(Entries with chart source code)
════════════════════

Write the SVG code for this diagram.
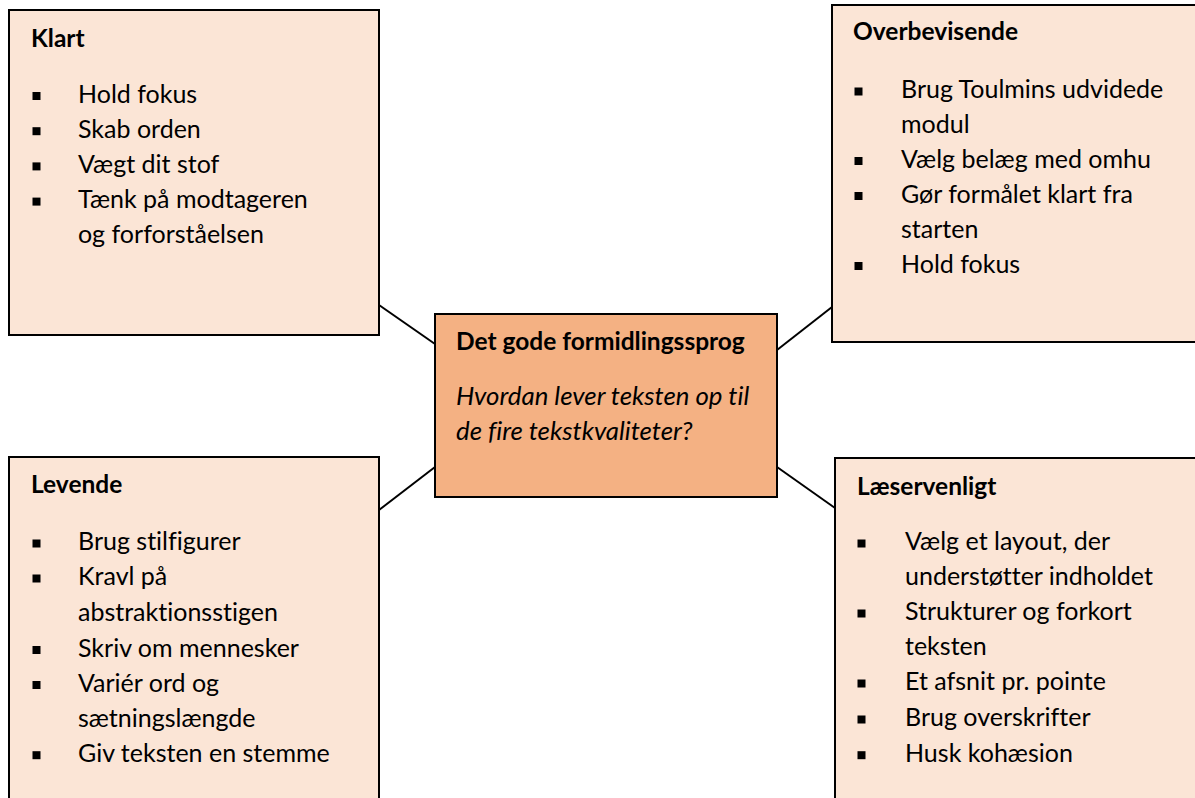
<svg xmlns="http://www.w3.org/2000/svg" width="1195" height="798" viewBox="0 0 1195 798">
<style>
text{font-family:Lato,"Open Sans",sans-serif;fill:#000;font-variant-ligatures:none}
.box{fill:#FBE5D6;stroke:#000;stroke-width:2}
.core{fill:#F4B183;stroke:#000;stroke-width:2}
.t{font-size:25px}
.h{font-size:24.5px;font-weight:bold}
.i{font-size:25.8px;font-style:italic}
.b{fill:#000}
.c{stroke:#000;stroke-width:2;fill:none}
</style>
<g id="connectors">
<line class="c" x1="379" y1="305" x2="435" y2="344"/>
<line class="c" x1="777" y1="350" x2="832" y2="307"/>
<line class="c" x1="435" y1="467" x2="379" y2="510"/>
<line class="c" x1="777" y1="467" x2="835" y2="508"/>
</g>
<g id="klart">
<rect class="box" x="9" y="10" width="370" height="325"/>
<text class="h" x="31" y="47">Klart</text>
<rect class="b" x="32.5" y="92" width="8" height="8"/>
<text class="t" x="78" y="102.5">Hold fokus</text>
<rect class="b" x="32.5" y="127.2" width="8" height="8"/>
<text class="t" x="78" y="137.7">Skab orden</text>
<rect class="b" x="32.5" y="162.4" width="8" height="8"/>
<text class="t" x="78" y="172.9">Vægt dit stof</text>
<rect class="b" x="32.5" y="197.6" width="8" height="8"/>
<text class="t" x="78" y="208.1">Tænk på modtageren</text>
<text class="t" x="78" y="243.3">og forforståelsen</text>
</g>
<g id="overbevisende">
<rect class="box" x="832" y="5" width="375" height="337"/>
<text class="h" x="853" y="40">Overbevisende</text>
<rect class="b" x="854.5" y="87.5" width="8" height="8"/>
<text class="t" x="901" y="98">Brug Toulmins udvidede</text>
<text class="t" x="901" y="133">modul</text>
<rect class="b" x="854.5" y="157" width="8" height="8"/>
<text class="t" x="901" y="167.5">Vælg belæg med omhu</text>
<rect class="b" x="854.5" y="192" width="8" height="8"/>
<text class="t" x="901" y="202.5">Gør formålet klart fra</text>
<text class="t" x="901" y="237.5">starten</text>
<rect class="b" x="854.5" y="262" width="8" height="8"/>
<text class="t" x="901" y="272.5">Hold fokus</text>
</g>
<g id="center">
<rect class="core" x="435" y="314" width="342" height="183"/>
<text class="h" x="456" y="350">Det gode formidlingssprog</text>
<text class="i" x="456" y="405">Hvordan lever teksten op til</text>
<text class="i" x="456" y="440">de fire tekstkvaliteter?</text>
</g>
<g id="levende">
<rect class="box" x="9" y="457" width="370" height="360"/>
<text class="h" x="31" y="493">Levende</text>
<rect class="b" x="32.5" y="539.5" width="8" height="8"/>
<text class="t" x="78" y="550">Brug stilfigurer</text>
<rect class="b" x="32.5" y="574.5" width="8" height="8"/>
<text class="t" x="78" y="585">Kravl på</text>
<text class="t" x="78" y="620.5">abstraktionsstigen</text>
<rect class="b" x="32.5" y="646" width="8" height="8"/>
<text class="t" x="78" y="656.5">Skriv om mennesker</text>
<rect class="b" x="32.5" y="681" width="8" height="8"/>
<text class="t" x="78" y="691.5">Variér ord og</text>
<text class="t" x="78" y="726.7">sætningslængde</text>
<rect class="b" x="32.5" y="751.2" width="8" height="8"/>
<text class="t" x="78" y="761.7">Giv teksten en stemme</text>
</g>
<g id="laeservenligt">
<rect class="box" x="835" y="458" width="372" height="360"/>
<text class="h" x="857" y="495">Læservenligt</text>
<rect class="b" x="857.5" y="539.5" width="8" height="8"/>
<text class="t" x="905" y="550">Vælg et layout, der</text>
<text class="t" x="905" y="585">understøtter indholdet</text>
<rect class="b" x="857.5" y="609.5" width="8" height="8"/>
<text class="t" x="905" y="620">Strukturer og forkort</text>
<text class="t" x="905" y="655">teksten</text>
<rect class="b" x="857.5" y="679.5" width="8" height="8"/>
<text class="t" x="905" y="690">Et afsnit pr. pointe</text>
<rect class="b" x="857.5" y="715.5" width="8" height="8"/>
<text class="t" x="905" y="726">Brug overskrifter</text>
<rect class="b" x="857.5" y="751.2" width="8" height="8"/>
<text class="t" x="905" y="761.7">Husk kohæsion</text>
</g>
</svg>
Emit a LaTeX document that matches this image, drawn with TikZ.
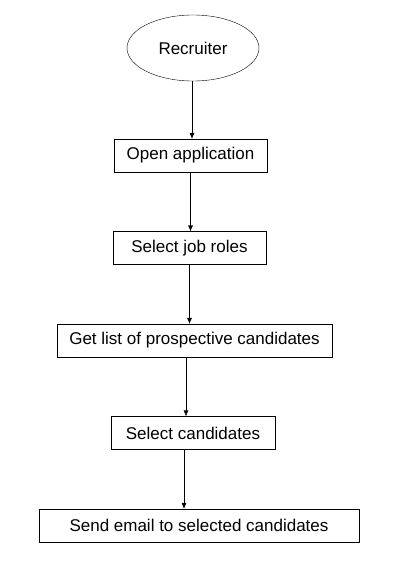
\documentclass[tikz,border=0pt]{standalone}
\usepackage{fontspec}
\setmainfont{Liberation Sans}
\usetikzlibrary{shapes.geometric, positioning, arrows.meta}

\begin{document}
\begin{tikzpicture}[x=1pt, y=1pt, node distance=92.5pt, on grid, auto,
    font=\fontsize{17}{20}\selectfont,
    actor/.style={ellipse, draw, thin, minimum width=132pt, minimum height=66pt, inner sep=0pt},
    stepbox/.style={rectangle, draw, thin, minimum height=33pt, inner sep=0pt},
    flow/.style={-{Latex[length=6pt, width=5pt]}, thin}]
   \useasboundingbox (0,0) rectangle (402,-565);

   \node[actor] (rec) at (193,-48) {Recruiter};
   \node[stepbox, minimum width=153pt] (open) [below=107.5pt of rec, xshift=-2.5pt] {Open application};
   \node[stepbox, minimum width=153pt] (roles) [below=of open, xshift=-1pt] {Select job roles};
   \node[stepbox, minimum width=275pt] (list) [below=of roles, xshift=5pt] {Get list of prospective candidates};
   \node[stepbox, minimum width=164pt] (pick) [below=of list, xshift=-1.5pt] {Select candidates};
   \node[stepbox, minimum width=320pt] (mail) [below=of pick, xshift=6pt] {Send email to selected candidates};

   \path[flow]
    ([xshift=-1pt]rec.south) edge ([xshift=-1pt]rec.south |- open.north)
    (open.south) edge (open.south |- roles.north)
    (roles.south) edge (roles.south |- list.north)
    ([xshift=-8.5pt]list.south) edge ([xshift=-8.5pt]list.south |- pick.north)
    ([xshift=-9pt]pick.south) edge ([xshift=-9pt]pick.south |- mail.north);
\end{tikzpicture}
\end{document}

════════════════════

* [WORK REQUIRED]: Output the records above exactly; leave out the pictures.

* [WRITTEN RESPONSE]:
Write the SVG code for this diagram.
<svg xmlns="http://www.w3.org/2000/svg" width="1195" height="798" viewBox="0 0 1195 798">
<style>
text{font-family:Lato,"Open Sans",sans-serif;fill:#000;font-variant-ligatures:none}
.box{fill:#FBE5D6;stroke:#000;stroke-width:2}
.core{fill:#F4B183;stroke:#000;stroke-width:2}
.t{font-size:25px}
.h{font-size:24.5px;font-weight:bold}
.i{font-size:25.8px;font-style:italic}
.b{fill:#000}
.c{stroke:#000;stroke-width:2;fill:none}
</style>
<g id="connectors">
<line class="c" x1="379" y1="305" x2="435" y2="344"/>
<line class="c" x1="777" y1="350" x2="832" y2="307"/>
<line class="c" x1="435" y1="467" x2="379" y2="510"/>
<line class="c" x1="777" y1="467" x2="835" y2="508"/>
</g>
<g id="klart">
<rect class="box" x="9" y="10" width="370" height="325"/>
<text class="h" x="31" y="47">Klart</text>
<rect class="b" x="32.5" y="92" width="8" height="8"/>
<text class="t" x="78" y="102.5">Hold fokus</text>
<rect class="b" x="32.5" y="127.2" width="8" height="8"/>
<text class="t" x="78" y="137.7">Skab orden</text>
<rect class="b" x="32.5" y="162.4" width="8" height="8"/>
<text class="t" x="78" y="172.9">Vægt dit stof</text>
<rect class="b" x="32.5" y="197.6" width="8" height="8"/>
<text class="t" x="78" y="208.1">Tænk på modtageren</text>
<text class="t" x="78" y="243.3">og forforståelsen</text>
</g>
<g id="overbevisende">
<rect class="box" x="832" y="5" width="375" height="337"/>
<text class="h" x="853" y="40">Overbevisende</text>
<rect class="b" x="854.5" y="87.5" width="8" height="8"/>
<text class="t" x="901" y="98">Brug Toulmins udvidede</text>
<text class="t" x="901" y="133">modul</text>
<rect class="b" x="854.5" y="157" width="8" height="8"/>
<text class="t" x="901" y="167.5">Vælg belæg med omhu</text>
<rect class="b" x="854.5" y="192" width="8" height="8"/>
<text class="t" x="901" y="202.5">Gør formålet klart fra</text>
<text class="t" x="901" y="237.5">starten</text>
<rect class="b" x="854.5" y="262" width="8" height="8"/>
<text class="t" x="901" y="272.5">Hold fokus</text>
</g>
<g id="center">
<rect class="core" x="435" y="314" width="342" height="183"/>
<text class="h" x="456" y="350">Det gode formidlingssprog</text>
<text class="i" x="456" y="405">Hvordan lever teksten op til</text>
<text class="i" x="456" y="440">de fire tekstkvaliteter?</text>
</g>
<g id="levende">
<rect class="box" x="9" y="457" width="370" height="360"/>
<text class="h" x="31" y="493">Levende</text>
<rect class="b" x="32.5" y="539.5" width="8" height="8"/>
<text class="t" x="78" y="550">Brug stilfigurer</text>
<rect class="b" x="32.5" y="574.5" width="8" height="8"/>
<text class="t" x="78" y="585">Kravl på</text>
<text class="t" x="78" y="620.5">abstraktionsstigen</text>
<rect class="b" x="32.5" y="646" width="8" height="8"/>
<text class="t" x="78" y="656.5">Skriv om mennesker</text>
<rect class="b" x="32.5" y="681" width="8" height="8"/>
<text class="t" x="78" y="691.5">Variér ord og</text>
<text class="t" x="78" y="726.7">sætningslængde</text>
<rect class="b" x="32.5" y="751.2" width="8" height="8"/>
<text class="t" x="78" y="761.7">Giv teksten en stemme</text>
</g>
<g id="laeservenligt">
<rect class="box" x="835" y="458" width="372" height="360"/>
<text class="h" x="857" y="495">Læservenligt</text>
<rect class="b" x="857.5" y="539.5" width="8" height="8"/>
<text class="t" x="905" y="550">Vælg et layout, der</text>
<text class="t" x="905" y="585">understøtter indholdet</text>
<rect class="b" x="857.5" y="609.5" width="8" height="8"/>
<text class="t" x="905" y="620">Strukturer og forkort</text>
<text class="t" x="905" y="655">teksten</text>
<rect class="b" x="857.5" y="679.5" width="8" height="8"/>
<text class="t" x="905" y="690">Et afsnit pr. pointe</text>
<rect class="b" x="857.5" y="715.5" width="8" height="8"/>
<text class="t" x="905" y="726">Brug overskrifter</text>
<rect class="b" x="857.5" y="751.2" width="8" height="8"/>
<text class="t" x="905" y="761.7">Husk kohæsion</text>
</g>
</svg>
Emit a LaTeX document that matches this image, drawn with TikZ.
\documentclass[tikz,border=0pt]{standalone}
\usepackage{fontspec}
\setmainfont{Liberation Sans}
\usetikzlibrary{shapes.geometric, positioning, arrows.meta}

\begin{document}
\begin{tikzpicture}[x=1pt, y=1pt, node distance=92.5pt, on grid, auto,
    font=\fontsize{17}{20}\selectfont,
    actor/.style={ellipse, draw, thin, minimum width=132pt, minimum height=66pt, inner sep=0pt},
    stepbox/.style={rectangle, draw, thin, minimum height=33pt, inner sep=0pt},
    flow/.style={-{Latex[length=6pt, width=5pt]}, thin}]
   \useasboundingbox (0,0) rectangle (402,-565);

   \node[actor] (rec) at (193,-48) {Recruiter};
   \node[stepbox, minimum width=153pt] (open) [below=107.5pt of rec, xshift=-2.5pt] {Open application};
   \node[stepbox, minimum width=153pt] (roles) [below=of open, xshift=-1pt] {Select job roles};
   \node[stepbox, minimum width=275pt] (list) [below=of roles, xshift=5pt] {Get list of prospective candidates};
   \node[stepbox, minimum width=164pt] (pick) [below=of list, xshift=-1.5pt] {Select candidates};
   \node[stepbox, minimum width=320pt] (mail) [below=of pick, xshift=6pt] {Send email to selected candidates};

   \path[flow]
    ([xshift=-1pt]rec.south) edge ([xshift=-1pt]rec.south |- open.north)
    (open.south) edge (open.south |- roles.north)
    (roles.south) edge (roles.south |- list.north)
    ([xshift=-8.5pt]list.south) edge ([xshift=-8.5pt]list.south |- pick.north)
    ([xshift=-9pt]pick.south) edge ([xshift=-9pt]pick.south |- mail.north);
\end{tikzpicture}
\end{document}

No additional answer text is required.